→ Given exercise: Exactly as written, set down the lines from the top of the entries through the line bearing "const rightTicks = [0, 250, 500, 750, 1000];", with every picture left out.

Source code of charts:
__________
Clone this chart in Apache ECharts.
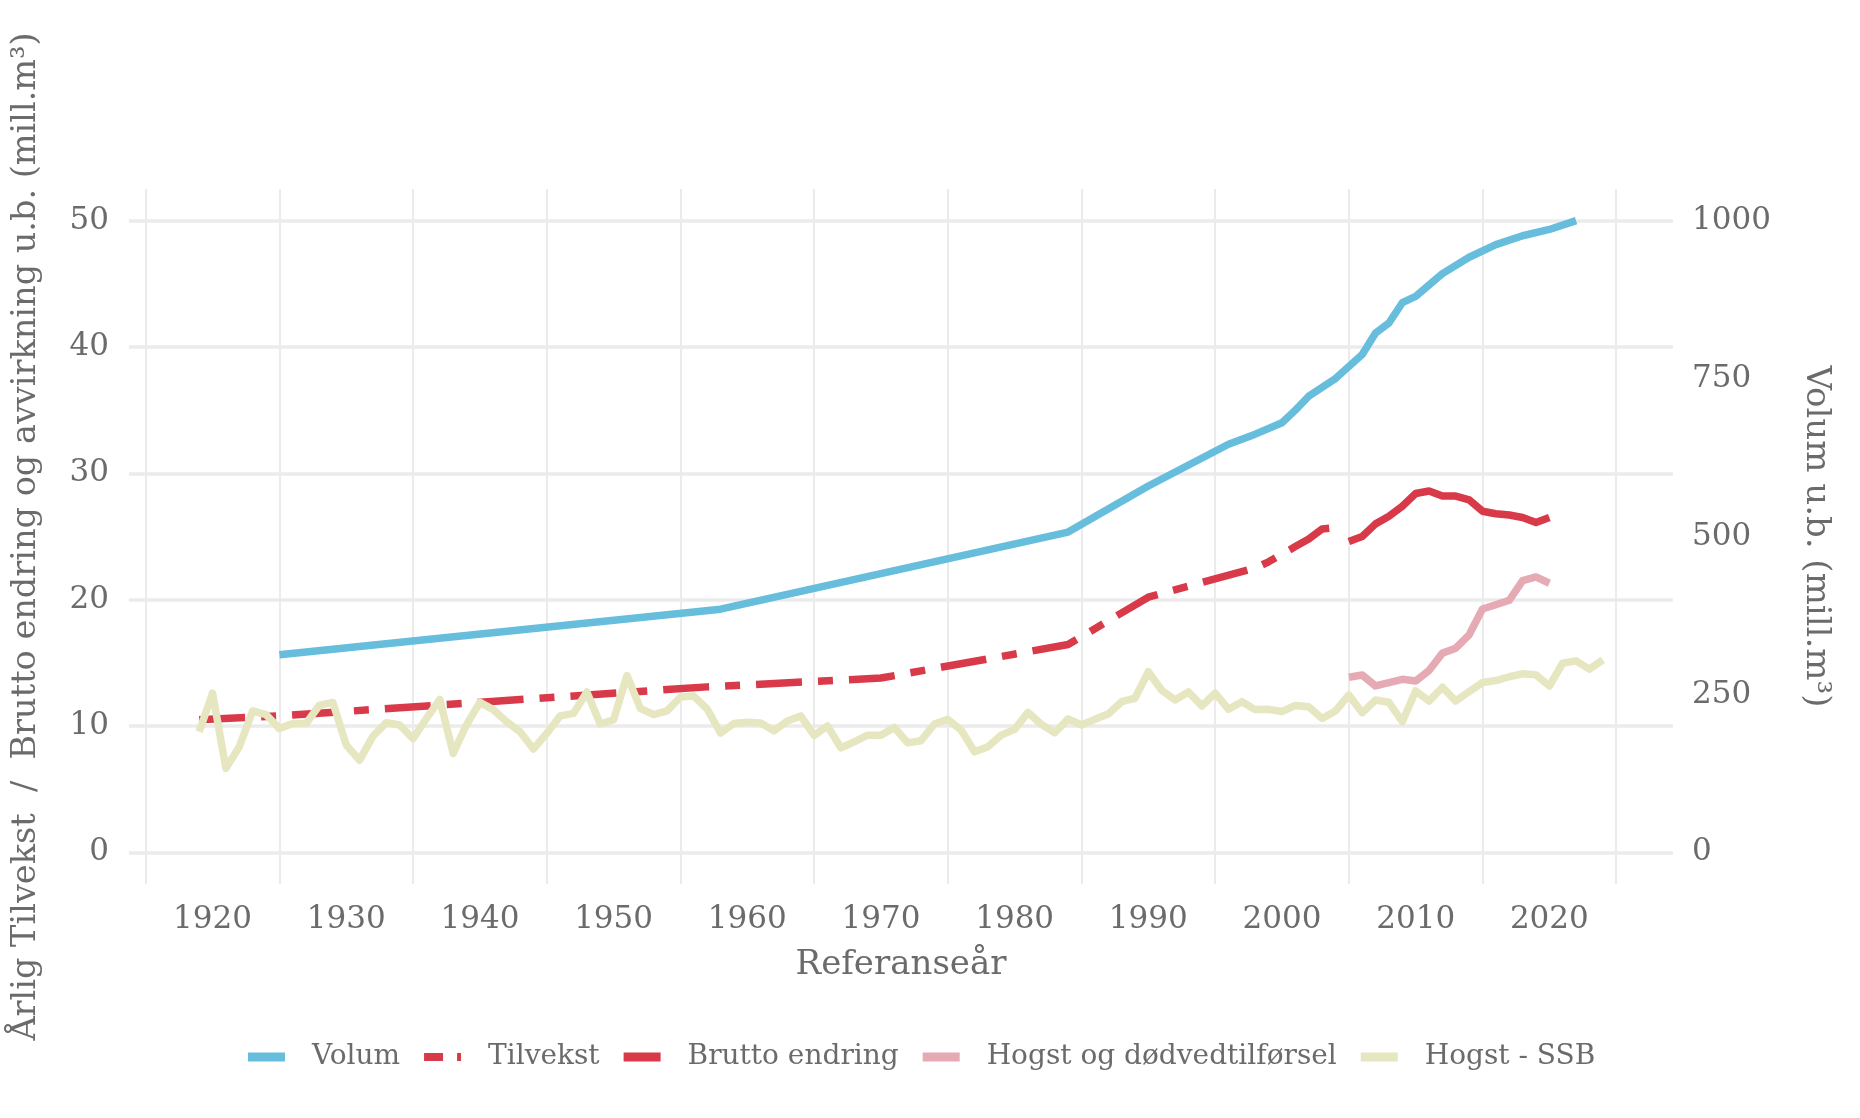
<!DOCTYPE html>
<html>
<head>
<meta charset="utf-8">
<script src="https://cdn.jsdelivr.net/npm/echarts@6/dist/echarts.min.js"></script>
<style>
html,body{margin:0;padding:0;background:#fff;}
#chart{width:1860px;height:1118px;}
</style>
</head>
<body>
<div id="chart"></div>
<script>
// ---- data ----
const xTickLabels = [1920, 1930, 1940, 1950, 1960, 1970, 1980, 1990, 2000, 2010, 2020];
const xGridYears = [1915, 1925, 1935, 1945, 1955, 1965, 1975, 1985, 1995, 2005, 2015, 2025];
const leftTicks = [0, 10, 20, 30, 40, 50];
const rightTicks = [0, 250, 500, 750, 1000];

// Volum u.b. (mill. m3), right axis
const volumYears  = [1925, 1958, 1984, 1990, 1996, 1998, 2000, 2001, 2002, 2004, 2006, 2007, 2008, 2009, 2010, 2012, 2014, 2016, 2018, 2020, 2022];
const volumValues = [313, 385, 507, 580, 646, 662, 680, 700, 722, 750, 788, 822, 838, 870, 880, 916, 942, 962, 976, 986, 1000];

// Tilvekst (mill. m3/år)
const tilvekstYears  = [1919, 1925, 1957, 1970, 1984, 1990, 1991, 1998, 1999, 2000, 2001, 2002, 2003, 2004];
const tilvekstValues = [10.5, 10.8, 13.1, 13.8, 16.45, 20.2, 20.5, 22.5, 23.0, 23.6, 24.2, 24.8, 25.6, 25.7];

// Brutto endring
const bruttoYears  = [2005, 2006, 2007, 2008, 2009, 2010, 2011, 2012, 2013, 2014, 2015, 2016, 2017, 2018, 2019, 2020];
const bruttoValues = [24.6, 25.0, 26.0, 26.6, 27.4, 28.4, 28.6, 28.2, 28.2, 27.9, 27.0, 26.8, 26.7, 26.5, 26.1, 26.5];

// Hogst og dødvedtilførsel
const hogstDodYears  = [2005, 2006, 2007, 2008, 2009, 2010, 2011, 2012, 2013, 2014, 2015, 2016, 2017, 2018, 2019, 2020];
const hogstDodValues = [13.86, 14.04, 13.17, 13.44, 13.7, 13.57, 14.4, 15.77, 16.16, 17.22, 19.26, 19.6, 19.95, 21.5, 21.8, 21.3];

// Hogst - SSB, yearly 1919-2024
const ssbFirstYear = 1919;
const ssbValues = [
  9.55, 12.6, 6.65, 8.36, 11.2, 10.9, 9.8, 10.2, 10.2, 11.66,
  11.87, 8.5, 7.3, 9.2, 10.26, 10.08, 9.0, 10.6, 12.1, 7.84,
  10.1, 11.87, 11.3, 10.34, 9.55, 8.18, 9.42, 10.8, 11.0, 12.7,
  10.16, 10.5, 14.0, 11.4, 10.9, 11.2, 12.3, 12.37, 11.35, 9.45,
  10.2, 10.3, 10.25, 9.62, 10.4, 10.8, 9.26, 10.0, 8.28, 8.75,
  9.28, 9.28, 9.89, 8.68, 8.84, 10.16, 10.53, 9.68, 7.96, 8.36,
  9.28, 9.74, 11.08, 10.13, 9.47, 10.56, 10.08, 10.53, 10.95, 11.93,
  12.2, 14.3, 12.83, 12.06, 12.7, 11.59, 12.6, 11.33, 11.93, 11.3,
  11.32, 11.15, 11.63, 11.53, 10.6, 11.19, 12.46, 11.06, 12.06, 11.88,
  10.34, 12.78, 11.98, 13.07, 11.98, 12.72, 13.44, 13.6, 13.9, 14.13,
  14.05, 13.17, 14.97, 15.16, 14.5, 15.24
];

// ---- build ----
function pairs(xs, ys) { return xs.map((x, i) => [x, ys[i]]); }
const ssbData = ssbValues.map((v, i) => [ssbFirstYear + i, v]);

const FONT = '"DejaVu Serif", "Liberation Serif", serif';
const TXT = '#6b6b6b';
const GRIDC = '#ebebeb';
const BLUE = '#66bddc', RED = '#d93a49', PINK = '#e5aab4', BEIGE = '#e6e6c0';

const chart = echarts.init(document.getElementById('chart'), null, {renderer: 'canvas'});
const lw = 7.5;
const plain = v => String(v);
const option = {
  animation: false,
  backgroundColor: '#ffffff',
  textStyle: {fontFamily: FONT, color: TXT},
  grid: {left: 129, right: 187, top: 189, bottom: 234, containLabel: false},
  legend: {
    top: 1038,
    left: 243,
    itemWidth: 37,
    itemHeight: 9,
    itemGap: 24,
    textStyle: {fontFamily: FONT, color: TXT, fontSize: 28, padding: [0, 0, 0, 22]},
    data: [
      {name: 'Volum', icon: 'rect'},
      {name: 'Tilvekst', icon: 'path://M0,0H19V8H0Z M33,0H37V8H33Z'},
      {name: 'Brutto endring', icon: 'rect'},
      {name: 'Hogst og dødvedtilførsel', icon: 'rect'},
      {name: 'Hogst - SSB', icon: 'rect'}
    ]
  },
  xAxis: {
    type: 'value',
    min: 1913.75,
    max: 2029.25,
    name: 'Referanseår',
    nameLocation: 'middle',
    nameGap: 64,
    nameTextStyle: {fontFamily: FONT, color: TXT, fontSize: 34},
    axisLine: {show: false},
    axisTick: {show: false, customValues: xGridYears},
    axisLabel: {customValues: xTickLabels, fontFamily: FONT, color: TXT, fontSize: 31, margin: 20, formatter: plain},
    splitLine: {show: true, lineStyle: {color: GRIDC, width: 2}}
  },
  yAxis: [
    {
      type: 'value',
      min: -2.5,
      max: 52.5,
      name: 'Årlig Tilvekst  /  Brutto endring og avvirkning u.b. (mill.m³)',
      nameLocation: 'middle',
      nameGap: 86,
      nameTextStyle: {fontFamily: FONT, color: TXT, fontSize: 33.5},
      axisLine: {show: false},
      axisTick: {show: false, customValues: leftTicks},
      axisLabel: {customValues: leftTicks, fontFamily: FONT, color: TXT, fontSize: 31, margin: 20, formatter: plain},
      splitLine: {show: true, lineStyle: {color: GRIDC, width: 3.5}}
    },
    {
      type: 'value',
      position: 'right',
      min: -50,
      max: 1050,
      name: 'Volum u.b. (mill.m³)',
      nameLocation: 'middle',
      nameGap: 126,
      nameRotate: -90,
      nameTextStyle: {fontFamily: FONT, color: TXT, fontSize: 34},
      axisLine: {show: false},
      axisTick: {show: false, customValues: rightTicks},
      axisLabel: {customValues: rightTicks, fontFamily: FONT, color: TXT, fontSize: 31, margin: 19, formatter: plain},
      splitLine: {show: false}
    }
  ],
  series: [
    {
      name: 'Volum', type: 'line', yAxisIndex: 1, showSymbol: false, symbol: 'none',
      data: pairs(volumYears, volumValues),
      itemStyle: {color: BLUE},
      lineStyle: {color: BLUE, width: lw, join: 'round', cap: 'butt'}, z: 2
    },
    {
      name: 'Tilvekst', type: 'line', yAxisIndex: 0, showSymbol: false, symbol: 'none',
      data: pairs(tilvekstYears, tilvekstValues),
      itemStyle: {color: RED},
      lineStyle: {color: RED, width: lw, type: [46, 16, 15, 16], join: 'round', cap: 'butt'}, z: 3
    },
    {
      name: 'Brutto endring', type: 'line', yAxisIndex: 0, showSymbol: false, symbol: 'none',
      data: pairs(bruttoYears, bruttoValues),
      itemStyle: {color: RED},
      lineStyle: {color: RED, width: lw, join: 'round', cap: 'butt'}, z: 3
    },
    {
      name: 'Hogst og dødvedtilførsel', type: 'line', yAxisIndex: 0, showSymbol: false, symbol: 'none',
      data: pairs(hogstDodYears, hogstDodValues),
      itemStyle: {color: PINK},
      lineStyle: {color: PINK, width: lw, join: 'round', cap: 'butt'}, z: 4
    },
    {
      name: 'Hogst - SSB', type: 'line', yAxisIndex: 0, showSymbol: false, symbol: 'none',
      data: ssbData,
      itemStyle: {color: BEIGE},
      lineStyle: {color: BEIGE, width: lw, join: 'round', cap: 'butt'}, z: 5
    }
  ]
};
chart.setOption(option);
</script>
</body>
</html>
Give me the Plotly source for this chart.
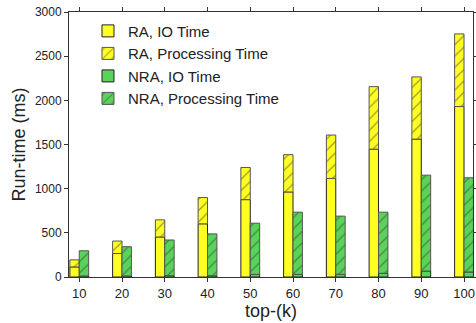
import plotly.graph_objects as go

k = [10, 20, 30, 40, 50, 60, 70, 80, 90, 100]
ra_io = [114, 266, 453, 602, 876, 963, 1116, 1447, 1561, 1930]
ra_total = [194, 407, 647, 899, 1240, 1385, 1607, 2155, 2265, 2752]
nra_io = [12, 12, 15, 15, 30, 30, 30, 42, 68, 57]
nra_total = [297, 343, 419, 488, 609, 734, 689, 734, 1153, 1123]

ra_proc = [t - i for t, i in zip(ra_total, ra_io)]
nra_proc = [t - i for t, i in zip(nra_total, nra_io)]

YEL = "#ffff22"
GRN = "#5ad35a"
W = 2.2

fig = go.Figure()
fig.add_trace(go.Bar(x=k, y=ra_io, name="RA, IO Time", width=W, offset=-W,
                     marker=dict(color=YEL, line=dict(color="#222", width=1))))
fig.add_trace(go.Bar(x=k, y=ra_proc, base=ra_io, name="RA, Processing Time", width=W, offset=-W,
                     marker=dict(color=YEL, line=dict(color="#555", width=1),
                                 pattern=dict(shape="/", fgcolor="#333", bgcolor=YEL, size=8, solidity=0.15))))
fig.add_trace(go.Bar(x=k, y=nra_io, name="NRA, IO Time", width=W, offset=0,
                     marker=dict(color=GRN, line=dict(color="#222", width=1))))
fig.add_trace(go.Bar(x=k, y=nra_proc, base=nra_io, name="NRA, Processing Time", width=W, offset=0,
                     marker=dict(color=GRN, line=dict(color="#555", width=1),
                                 pattern=dict(shape="/", fgcolor="#333", bgcolor=GRN, size=8, solidity=0.15))))

fig.update_layout(
    width=476, height=323,
    margin=dict(l=69, r=3, t=12, b=46, autoexpand=False),
    barmode="overlay",
    plot_bgcolor="white", paper_bgcolor="white",
    font=dict(family="Liberation Sans, Arial, sans-serif", color="#222"),
    showlegend=True,
    legend=dict(x=0.047, y=0.99, xanchor="left", yanchor="top",
                bgcolor="rgba(0,0,0,0)", font=dict(size=15),
                tracegroupgap=0, itemwidth=30),
)
fig.update_xaxes(range=[7.6, 102.1], tickvals=k, ticktext=[str(v) for v in k],
                 ticks="outside", ticklen=4, tickcolor="#333", automargin=False,
                 showline=True, linecolor="#333", linewidth=1, mirror="ticks",
                 showgrid=False, zeroline=False, tickfont=dict(size=13),
                 title=dict(text="top-(k)", font=dict(size=18), standoff=0))
fig.update_yaxes(range=[0, 3000], tickvals=[0, 500, 1000, 1500, 2000, 2500, 3000],
                 ticks="outside", ticklen=4, tickcolor="#333", automargin=False,
                 showline=True, linecolor="#333", linewidth=1, mirror="ticks",
                 showgrid=False, zeroline=False, tickfont=dict(size=12),
                 title=dict(text="Run-time (ms)", font=dict(size=18), standoff=4))

fig.write_html("out.html", config={"displayModeBar": False},
               post_script="document.body.style.margin='0';")
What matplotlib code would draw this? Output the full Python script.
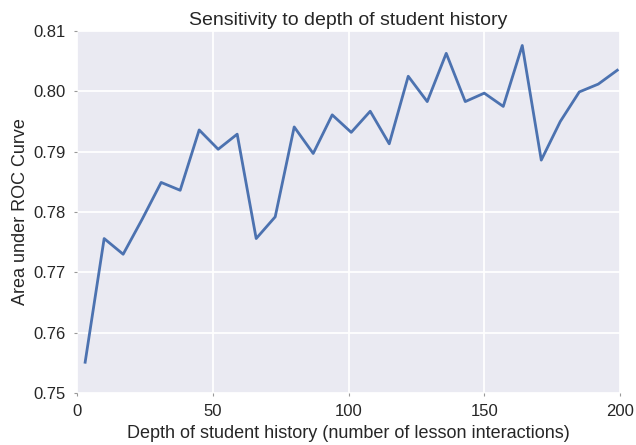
__________
→ Result of the task:
Clone this chart in Apache ECharts.
<!DOCTYPE html>
<html>
<head>
<meta charset="utf-8">
<script src="https://cdn.jsdelivr.net/npm/echarts@6/dist/echarts.min.js"></script>
<style>
html,body{margin:0;padding:0;background:#fff;}
#chart{width:1860px;height:1118px;}
</style>
</head>
<body>
<div id="chart"></div>
<script>
// ---- data ----
const xTickLabels = [1920, 1930, 1940, 1950, 1960, 1970, 1980, 1990, 2000, 2010, 2020];
const xGridYears = [1915, 1925, 1935, 1945, 1955, 1965, 1975, 1985, 1995, 2005, 2015, 2025];
const leftTicks = [0, 10, 20, 30, 40, 50];
const rightTicks = [0, 250, 500, 750, 1000];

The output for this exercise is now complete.